● **EXERCISE REQUIREMENTS**: State the number of lines that contain "chart", with no other text.
** begin **
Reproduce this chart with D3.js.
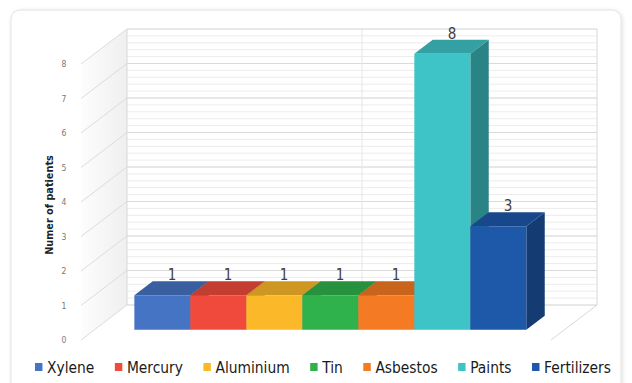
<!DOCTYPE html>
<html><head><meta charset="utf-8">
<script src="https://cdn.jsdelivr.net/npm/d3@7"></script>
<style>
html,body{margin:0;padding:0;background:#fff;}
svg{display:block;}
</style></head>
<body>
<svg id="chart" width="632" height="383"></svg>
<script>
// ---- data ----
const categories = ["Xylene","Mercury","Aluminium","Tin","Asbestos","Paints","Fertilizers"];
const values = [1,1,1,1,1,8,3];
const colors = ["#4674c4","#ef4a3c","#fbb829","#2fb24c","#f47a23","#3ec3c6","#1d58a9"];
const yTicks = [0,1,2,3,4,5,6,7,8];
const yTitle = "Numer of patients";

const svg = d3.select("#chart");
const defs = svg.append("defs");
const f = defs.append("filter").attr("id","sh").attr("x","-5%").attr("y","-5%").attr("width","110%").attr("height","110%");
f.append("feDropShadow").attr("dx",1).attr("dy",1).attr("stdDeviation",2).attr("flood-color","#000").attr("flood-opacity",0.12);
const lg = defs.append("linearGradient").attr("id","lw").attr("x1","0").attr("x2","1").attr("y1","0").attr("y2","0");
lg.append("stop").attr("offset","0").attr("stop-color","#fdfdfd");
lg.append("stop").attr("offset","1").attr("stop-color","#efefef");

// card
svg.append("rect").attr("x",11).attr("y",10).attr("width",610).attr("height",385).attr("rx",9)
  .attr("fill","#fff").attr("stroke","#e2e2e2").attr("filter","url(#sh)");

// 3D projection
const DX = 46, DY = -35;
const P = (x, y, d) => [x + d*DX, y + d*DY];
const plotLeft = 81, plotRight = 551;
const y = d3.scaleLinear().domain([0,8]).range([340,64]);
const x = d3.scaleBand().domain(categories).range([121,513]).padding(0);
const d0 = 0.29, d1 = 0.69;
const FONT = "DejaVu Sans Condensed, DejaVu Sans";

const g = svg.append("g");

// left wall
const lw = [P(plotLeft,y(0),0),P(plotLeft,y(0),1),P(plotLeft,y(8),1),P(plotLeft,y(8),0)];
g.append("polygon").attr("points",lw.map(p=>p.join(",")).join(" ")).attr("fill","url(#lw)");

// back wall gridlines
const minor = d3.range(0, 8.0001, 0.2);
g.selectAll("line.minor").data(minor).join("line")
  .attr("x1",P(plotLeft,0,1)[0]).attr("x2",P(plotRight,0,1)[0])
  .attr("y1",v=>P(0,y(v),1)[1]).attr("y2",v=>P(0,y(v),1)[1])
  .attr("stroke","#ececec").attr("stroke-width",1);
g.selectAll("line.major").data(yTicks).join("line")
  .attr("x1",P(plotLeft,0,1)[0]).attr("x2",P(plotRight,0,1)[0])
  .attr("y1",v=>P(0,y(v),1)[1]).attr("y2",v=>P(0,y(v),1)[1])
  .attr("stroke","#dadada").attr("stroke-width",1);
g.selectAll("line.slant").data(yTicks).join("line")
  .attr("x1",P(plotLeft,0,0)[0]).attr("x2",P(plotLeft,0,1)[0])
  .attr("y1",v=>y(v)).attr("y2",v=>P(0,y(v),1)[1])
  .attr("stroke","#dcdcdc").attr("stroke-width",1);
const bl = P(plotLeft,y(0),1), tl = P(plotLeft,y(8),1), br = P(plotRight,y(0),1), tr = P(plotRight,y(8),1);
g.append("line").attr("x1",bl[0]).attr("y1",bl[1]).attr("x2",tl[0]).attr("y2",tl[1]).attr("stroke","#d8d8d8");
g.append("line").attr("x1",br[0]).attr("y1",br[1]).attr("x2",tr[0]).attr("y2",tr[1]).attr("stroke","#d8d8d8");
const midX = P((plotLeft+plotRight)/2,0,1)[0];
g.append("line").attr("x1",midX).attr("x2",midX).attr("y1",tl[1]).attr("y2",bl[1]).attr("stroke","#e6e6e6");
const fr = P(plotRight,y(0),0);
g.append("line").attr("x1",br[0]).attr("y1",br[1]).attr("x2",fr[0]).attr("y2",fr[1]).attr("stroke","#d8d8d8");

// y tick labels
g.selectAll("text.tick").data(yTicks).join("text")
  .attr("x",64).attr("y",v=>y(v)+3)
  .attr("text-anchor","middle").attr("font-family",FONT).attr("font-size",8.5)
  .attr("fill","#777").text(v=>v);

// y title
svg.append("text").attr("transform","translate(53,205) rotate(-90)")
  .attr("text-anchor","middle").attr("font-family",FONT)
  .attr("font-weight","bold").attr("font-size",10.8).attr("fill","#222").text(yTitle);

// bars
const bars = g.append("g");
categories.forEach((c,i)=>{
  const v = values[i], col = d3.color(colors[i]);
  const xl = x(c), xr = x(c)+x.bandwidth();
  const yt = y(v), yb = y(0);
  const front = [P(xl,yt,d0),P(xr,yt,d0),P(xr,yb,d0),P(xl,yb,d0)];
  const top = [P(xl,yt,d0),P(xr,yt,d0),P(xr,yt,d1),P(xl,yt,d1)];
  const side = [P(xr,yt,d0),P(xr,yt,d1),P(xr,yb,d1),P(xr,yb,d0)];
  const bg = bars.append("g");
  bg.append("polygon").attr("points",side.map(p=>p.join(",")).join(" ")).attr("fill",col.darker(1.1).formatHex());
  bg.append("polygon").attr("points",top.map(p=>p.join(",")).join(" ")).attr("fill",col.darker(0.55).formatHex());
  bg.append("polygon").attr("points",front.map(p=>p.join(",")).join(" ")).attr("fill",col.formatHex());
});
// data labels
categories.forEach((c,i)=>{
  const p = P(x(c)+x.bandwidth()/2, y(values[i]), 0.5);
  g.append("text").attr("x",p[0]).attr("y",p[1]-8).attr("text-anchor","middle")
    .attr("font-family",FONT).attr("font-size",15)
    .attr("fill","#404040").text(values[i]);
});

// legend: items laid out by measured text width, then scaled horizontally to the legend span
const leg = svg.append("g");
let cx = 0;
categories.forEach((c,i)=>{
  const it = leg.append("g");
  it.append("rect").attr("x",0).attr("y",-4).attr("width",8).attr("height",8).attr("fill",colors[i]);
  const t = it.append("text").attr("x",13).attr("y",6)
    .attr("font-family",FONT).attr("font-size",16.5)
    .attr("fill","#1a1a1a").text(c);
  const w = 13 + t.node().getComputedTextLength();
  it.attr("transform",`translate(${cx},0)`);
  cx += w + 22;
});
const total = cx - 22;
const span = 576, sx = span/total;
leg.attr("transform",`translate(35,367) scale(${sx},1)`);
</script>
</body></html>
** end **
● **WRITTEN SOLUTION**: 3